• _Material shown_

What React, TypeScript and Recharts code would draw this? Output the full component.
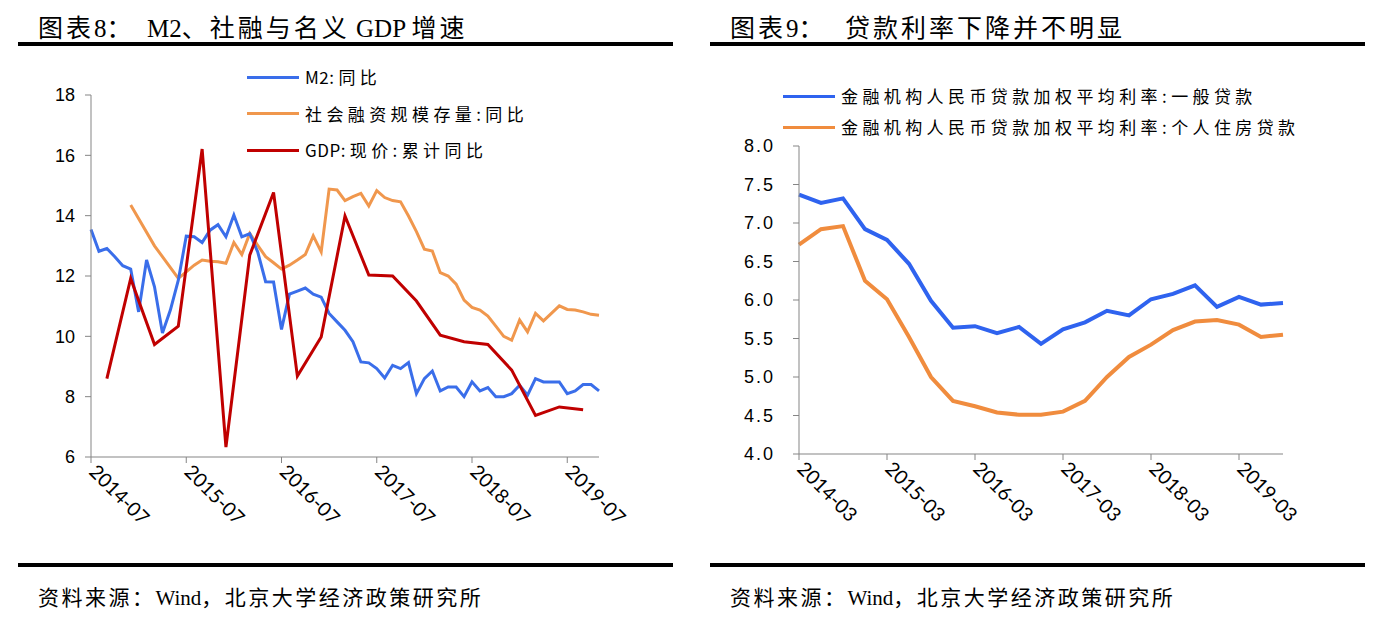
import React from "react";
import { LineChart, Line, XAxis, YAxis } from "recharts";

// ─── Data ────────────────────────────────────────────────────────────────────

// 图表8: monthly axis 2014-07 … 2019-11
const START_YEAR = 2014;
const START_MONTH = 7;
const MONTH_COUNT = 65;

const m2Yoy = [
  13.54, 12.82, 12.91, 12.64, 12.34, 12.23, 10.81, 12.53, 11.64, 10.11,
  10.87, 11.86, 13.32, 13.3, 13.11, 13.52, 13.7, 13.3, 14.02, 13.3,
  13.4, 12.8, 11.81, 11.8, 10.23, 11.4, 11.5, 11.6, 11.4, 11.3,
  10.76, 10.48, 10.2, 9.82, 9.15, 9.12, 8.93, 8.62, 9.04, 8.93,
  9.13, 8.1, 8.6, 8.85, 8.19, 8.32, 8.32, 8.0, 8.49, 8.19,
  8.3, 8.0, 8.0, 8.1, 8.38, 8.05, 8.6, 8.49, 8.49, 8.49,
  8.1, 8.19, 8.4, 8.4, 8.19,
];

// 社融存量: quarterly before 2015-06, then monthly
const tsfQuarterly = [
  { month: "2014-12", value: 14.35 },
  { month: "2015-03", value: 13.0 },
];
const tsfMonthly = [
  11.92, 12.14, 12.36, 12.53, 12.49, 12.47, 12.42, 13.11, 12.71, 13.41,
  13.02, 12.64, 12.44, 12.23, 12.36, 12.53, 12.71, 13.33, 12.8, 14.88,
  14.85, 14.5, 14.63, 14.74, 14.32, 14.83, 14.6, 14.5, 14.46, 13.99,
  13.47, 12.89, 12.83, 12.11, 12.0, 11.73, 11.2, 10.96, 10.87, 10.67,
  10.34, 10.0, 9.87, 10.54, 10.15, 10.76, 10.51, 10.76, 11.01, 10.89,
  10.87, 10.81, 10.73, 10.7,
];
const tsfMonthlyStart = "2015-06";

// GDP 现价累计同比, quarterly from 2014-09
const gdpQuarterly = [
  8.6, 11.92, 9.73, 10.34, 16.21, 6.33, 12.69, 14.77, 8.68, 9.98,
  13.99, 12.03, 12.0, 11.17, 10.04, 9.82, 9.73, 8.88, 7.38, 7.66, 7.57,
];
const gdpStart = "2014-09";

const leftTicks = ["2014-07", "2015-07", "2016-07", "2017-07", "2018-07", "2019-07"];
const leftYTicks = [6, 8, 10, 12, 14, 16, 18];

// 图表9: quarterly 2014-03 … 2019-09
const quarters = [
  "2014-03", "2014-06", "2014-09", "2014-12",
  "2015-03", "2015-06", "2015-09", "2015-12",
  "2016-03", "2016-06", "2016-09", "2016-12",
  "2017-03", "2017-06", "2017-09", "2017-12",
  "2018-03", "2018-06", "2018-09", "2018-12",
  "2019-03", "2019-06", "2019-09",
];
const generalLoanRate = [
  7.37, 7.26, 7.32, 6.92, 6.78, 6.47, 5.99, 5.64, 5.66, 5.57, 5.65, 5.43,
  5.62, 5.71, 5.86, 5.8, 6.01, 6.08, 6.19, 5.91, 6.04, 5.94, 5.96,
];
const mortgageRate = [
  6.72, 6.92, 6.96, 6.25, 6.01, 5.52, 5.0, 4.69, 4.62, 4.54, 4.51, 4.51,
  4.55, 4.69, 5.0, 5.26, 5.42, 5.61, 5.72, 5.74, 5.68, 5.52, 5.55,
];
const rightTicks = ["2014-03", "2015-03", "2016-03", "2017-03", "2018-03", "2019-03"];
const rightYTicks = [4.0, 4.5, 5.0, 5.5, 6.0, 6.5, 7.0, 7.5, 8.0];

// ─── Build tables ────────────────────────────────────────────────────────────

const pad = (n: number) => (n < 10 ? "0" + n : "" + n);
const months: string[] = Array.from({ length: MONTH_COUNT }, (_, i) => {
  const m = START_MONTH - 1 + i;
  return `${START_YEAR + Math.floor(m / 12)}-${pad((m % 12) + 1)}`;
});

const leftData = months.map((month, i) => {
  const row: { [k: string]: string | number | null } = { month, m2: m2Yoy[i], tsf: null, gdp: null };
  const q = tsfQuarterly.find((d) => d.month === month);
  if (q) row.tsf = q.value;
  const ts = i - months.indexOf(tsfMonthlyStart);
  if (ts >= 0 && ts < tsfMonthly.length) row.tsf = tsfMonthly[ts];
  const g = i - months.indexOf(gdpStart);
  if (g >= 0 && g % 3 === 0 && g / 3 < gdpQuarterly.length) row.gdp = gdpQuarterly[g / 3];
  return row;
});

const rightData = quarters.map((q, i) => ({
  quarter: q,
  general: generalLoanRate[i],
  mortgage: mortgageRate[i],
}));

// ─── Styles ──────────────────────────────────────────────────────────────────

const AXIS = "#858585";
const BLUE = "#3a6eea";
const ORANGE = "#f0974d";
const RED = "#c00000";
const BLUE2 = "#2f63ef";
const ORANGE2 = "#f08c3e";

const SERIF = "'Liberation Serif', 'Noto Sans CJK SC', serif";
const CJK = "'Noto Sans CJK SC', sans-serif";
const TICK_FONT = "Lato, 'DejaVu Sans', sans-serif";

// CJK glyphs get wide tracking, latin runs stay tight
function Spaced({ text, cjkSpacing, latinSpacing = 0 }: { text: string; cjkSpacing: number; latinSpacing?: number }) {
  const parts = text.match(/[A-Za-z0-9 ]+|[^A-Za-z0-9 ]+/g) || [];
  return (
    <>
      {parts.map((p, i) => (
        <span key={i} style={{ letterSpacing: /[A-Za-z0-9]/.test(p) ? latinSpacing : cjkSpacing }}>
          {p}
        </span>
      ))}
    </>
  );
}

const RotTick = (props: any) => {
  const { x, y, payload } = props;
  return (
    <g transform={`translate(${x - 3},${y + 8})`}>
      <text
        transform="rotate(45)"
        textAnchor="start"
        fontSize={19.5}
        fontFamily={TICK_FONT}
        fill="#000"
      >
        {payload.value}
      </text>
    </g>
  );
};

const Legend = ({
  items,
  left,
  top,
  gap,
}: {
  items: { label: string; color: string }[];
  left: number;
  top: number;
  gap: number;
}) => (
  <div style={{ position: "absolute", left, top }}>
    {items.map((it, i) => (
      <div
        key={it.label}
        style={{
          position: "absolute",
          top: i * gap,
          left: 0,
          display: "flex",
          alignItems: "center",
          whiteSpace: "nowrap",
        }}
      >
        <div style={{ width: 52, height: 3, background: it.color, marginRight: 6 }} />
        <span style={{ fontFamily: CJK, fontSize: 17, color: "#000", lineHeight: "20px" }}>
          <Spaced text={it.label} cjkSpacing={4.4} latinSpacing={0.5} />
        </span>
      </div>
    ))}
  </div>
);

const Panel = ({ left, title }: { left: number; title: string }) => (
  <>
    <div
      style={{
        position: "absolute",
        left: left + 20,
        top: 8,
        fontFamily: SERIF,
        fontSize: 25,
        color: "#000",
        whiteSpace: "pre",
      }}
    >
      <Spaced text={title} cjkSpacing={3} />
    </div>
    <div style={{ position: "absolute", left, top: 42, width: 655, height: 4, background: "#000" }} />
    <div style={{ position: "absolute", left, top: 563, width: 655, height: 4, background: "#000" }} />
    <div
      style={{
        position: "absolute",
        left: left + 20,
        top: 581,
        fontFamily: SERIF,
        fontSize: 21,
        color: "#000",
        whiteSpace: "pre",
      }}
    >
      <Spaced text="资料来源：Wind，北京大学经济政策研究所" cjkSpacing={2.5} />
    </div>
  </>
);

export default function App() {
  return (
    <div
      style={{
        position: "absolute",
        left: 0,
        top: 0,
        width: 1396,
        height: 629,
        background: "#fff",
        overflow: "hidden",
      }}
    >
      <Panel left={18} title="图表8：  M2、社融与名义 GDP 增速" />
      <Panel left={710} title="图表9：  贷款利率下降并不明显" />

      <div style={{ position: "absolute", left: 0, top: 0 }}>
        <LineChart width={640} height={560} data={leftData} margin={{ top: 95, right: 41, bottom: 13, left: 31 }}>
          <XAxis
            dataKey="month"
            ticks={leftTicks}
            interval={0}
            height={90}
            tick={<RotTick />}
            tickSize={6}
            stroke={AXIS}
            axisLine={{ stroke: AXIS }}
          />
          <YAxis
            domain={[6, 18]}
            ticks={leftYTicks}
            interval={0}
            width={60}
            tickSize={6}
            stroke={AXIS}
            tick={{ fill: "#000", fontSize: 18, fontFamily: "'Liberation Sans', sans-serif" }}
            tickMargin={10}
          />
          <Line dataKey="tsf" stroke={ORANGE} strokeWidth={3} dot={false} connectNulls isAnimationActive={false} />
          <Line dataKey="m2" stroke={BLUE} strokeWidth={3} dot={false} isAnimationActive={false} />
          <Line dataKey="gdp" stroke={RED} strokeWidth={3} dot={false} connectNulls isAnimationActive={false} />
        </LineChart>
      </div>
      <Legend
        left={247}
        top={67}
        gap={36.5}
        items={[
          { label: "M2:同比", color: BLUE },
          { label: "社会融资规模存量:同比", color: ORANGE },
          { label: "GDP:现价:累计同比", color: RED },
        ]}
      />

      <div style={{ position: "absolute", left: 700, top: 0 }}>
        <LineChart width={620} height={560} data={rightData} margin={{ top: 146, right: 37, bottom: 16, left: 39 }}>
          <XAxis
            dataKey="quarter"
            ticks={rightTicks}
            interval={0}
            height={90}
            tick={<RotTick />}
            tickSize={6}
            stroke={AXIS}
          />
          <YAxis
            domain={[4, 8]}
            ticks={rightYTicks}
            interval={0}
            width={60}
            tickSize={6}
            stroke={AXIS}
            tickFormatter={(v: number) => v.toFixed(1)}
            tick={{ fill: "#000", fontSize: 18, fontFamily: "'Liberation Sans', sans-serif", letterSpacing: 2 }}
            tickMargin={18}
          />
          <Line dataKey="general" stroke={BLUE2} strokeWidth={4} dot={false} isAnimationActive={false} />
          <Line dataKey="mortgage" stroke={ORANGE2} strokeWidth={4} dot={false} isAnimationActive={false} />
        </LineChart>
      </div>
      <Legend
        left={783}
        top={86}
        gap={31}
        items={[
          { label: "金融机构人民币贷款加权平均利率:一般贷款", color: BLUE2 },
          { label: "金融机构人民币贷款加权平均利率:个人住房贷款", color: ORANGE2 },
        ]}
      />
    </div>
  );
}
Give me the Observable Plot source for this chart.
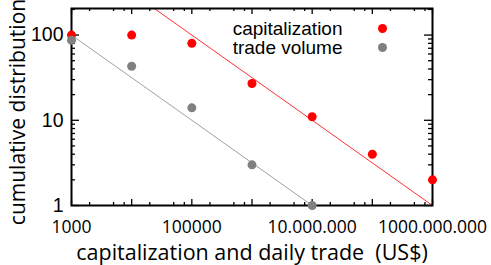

• _Directions for this task_
Begin with the first line of the entries above and write out each line exactly, ending with the line containing "const MONTH_COUNT = 65;". Leave out pictures.

• _Exercise result_
What React, TypeScript and Recharts code would draw this? Output the full component.
import React from "react";
import { LineChart, Line, XAxis, YAxis } from "recharts";

// ─── Data ────────────────────────────────────────────────────────────────────

// 图表8: monthly axis 2014-07 … 2019-11
const START_YEAR = 2014;
const START_MONTH = 7;
const MONTH_COUNT = 65;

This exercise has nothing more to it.